Gloria Macapagal Arroyo is a lot of things but she is not crazy. She knows that her chances of winning the vice presidency is about the same as that of an ice cube surviving in hell. One has to be blind, deaf and stupid not to realize that running for the vice presidency is worse than political suicide both for Arroyo and the ruling coalition. They might as well kiss goodbye whatever microscopic chances Gibo Teodoro has of becoming president of the republic.

But lest we forget, we are a country populated by politicians afflicted with the most severe cases of narcissism so the fact that quite a number of our national leaders actually scrambled all over themselves to register their reactions was to be expected. Even those who wanted to say they had no comment on the matter, people like Senator Pia Cayetano, still managed to say quite a mouthful in the process.

Nevertheless, I did find Senator Mar Roxas’s reaction an exercise in unwarranted sanctimoniousness. Although he did preface his reaction with a lighthearted comment about how Arroyo’s purported candidacy would boost his own chances of winning the vice presidency, what he said next left a bad taste in the mouth. He actually said that they have nothing to fear because what they stand for is righteousness while the administration symbolizes wrong deeds.

Crucifying this administration for various wrongdoings is par for the course and it is very often fully deserved. However, I don’t think leveraging on the misdeeds of others to boost one’s political stock is righteous either. To actually verbalize that one is righteous is downright being sanctimonious.

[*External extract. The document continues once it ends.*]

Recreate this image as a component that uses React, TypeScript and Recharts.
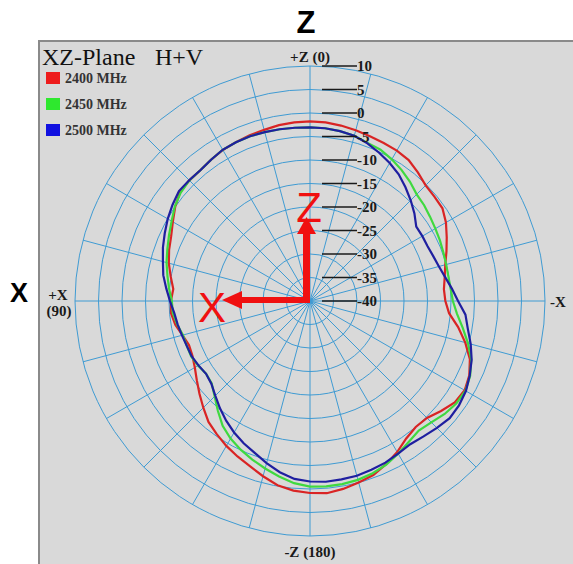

I know what some pundits are going to say: They will say that Bong Austero is quick to dismiss this administration’s frailties but are hard on members of the opposition. I’ve said this many times and I am going to say it again here. I think it is hypocritical to ask this administration to be honorable and moral because these things are simply beyond their comprehension. It’s like asking a scorpion to refrain from being a scorpion. But the others who are leveraging on this administration’s lack of morals to prop up their political stock should hold themselves up to a higher moral standard precisely because that’s what they are supposed to be about.